Figures from RP Data and Core Logic show capital city prices rising 4.2 per cent over the three months to August 31 - the strongest winter gains in seven years - including a 1.1 per cent gain in August.
The winter price rises have kept capital city home price growth comfortably in double-digits over the past 12 months, at 10.9 per cent.
RP Data's Cameron Kusher says it is unusual for prices to rise so strongly over winter.
"We thought that perhaps the momentum in the market was slowing, but today's data shows that's not the case," he told ABC News Online.
However, Mr Kusher says there was a similarly strong winter last year, and price momentum actually eased as more properties came onto the market in spring.
"Last year we saw values increase by 4 per cent in winter, which was abnormally strong at that time, and throughout spring we saw values increase by about 3.5 per cent," he observed.
"Maybe we'll see similar conditions again this year, but another 3 per cent growth over the next three months is obviously very strong in light of the fact that we've already had about 28 months of growth in the housing market."
Tale of two cities
The national figure again masks very divergent trends between Australia's two biggest cities and the rest of the nation.

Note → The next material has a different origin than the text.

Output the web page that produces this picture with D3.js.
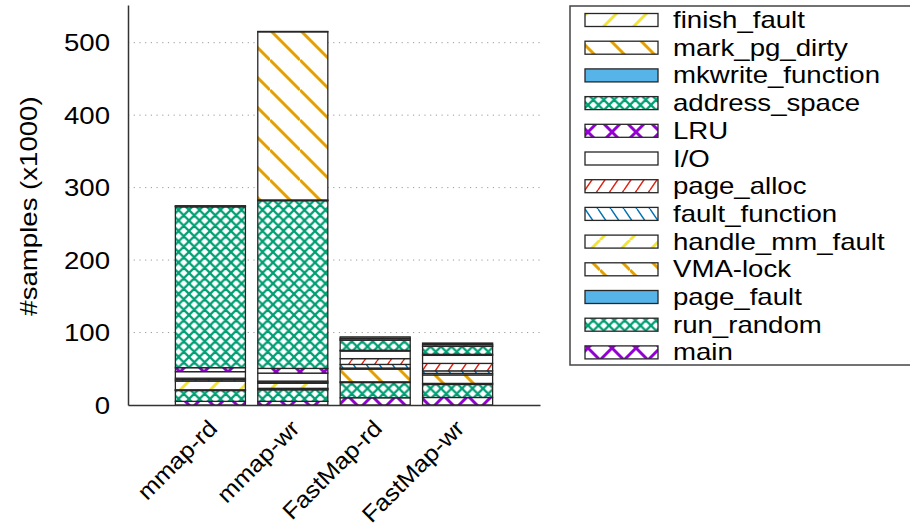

Sydney prices were up 1.8 per cent last month, 5 per cent over winter and 16.2 per cent over the past year.
Melbourne saw a 0.8 per cent August rise, a 6.4 per cent jump this winter and an 11.7 per cent rise over the past year.
Over the last 12 months, the next best gains (Adelaide, Brisbane and Darwin) have been around half those of the two most populous capitals.
The weakest property markets over the past year have been Canberra (up 1.4 per cent), Hobart (up 2.8 per cent), Perth (up 3.5 per cent) and the regional and rural property markets (up 3.6 per cent).
Mr Kusher says investors are continuing to drive the outsized gains in Sydney and Melbourne property prices, despite very low and shrinking rental returns.
"It's just the attractiveness of investing into the two largest housing markets we have, and also those markets are seeing the strongest level of capital growth at the moment, clearly they're chasing that capital growth," he said.
Mr Kusher says that trend should be of concern to policymakers, as it is indicative of speculative investment.
"I do wonder if people are just coming into the housing market at the moment chasing those capital gains, what then happens once there are no capital gains in the market, or if we start to see property prices fall, we could see lots of investors looking to exit the market at once, and particularly in the inner-city unit market where they do have a strong focus that could push prices even further down," he warned.
The Sydney market is the clear standout for those concerned about speculation pushing prices unsustainably high.
Sydney home prices are now 20.8 per cent above their previous peak, which has prompted the Reserve Bank governor Glenn Stevens to recently warn prospective investors.
The next highest is Melbourne, which is 6.9 per cent above its previous high water mark, while the other capitals are either slightly above or just below previous highs, except for Hobart which is still 9 per cent down.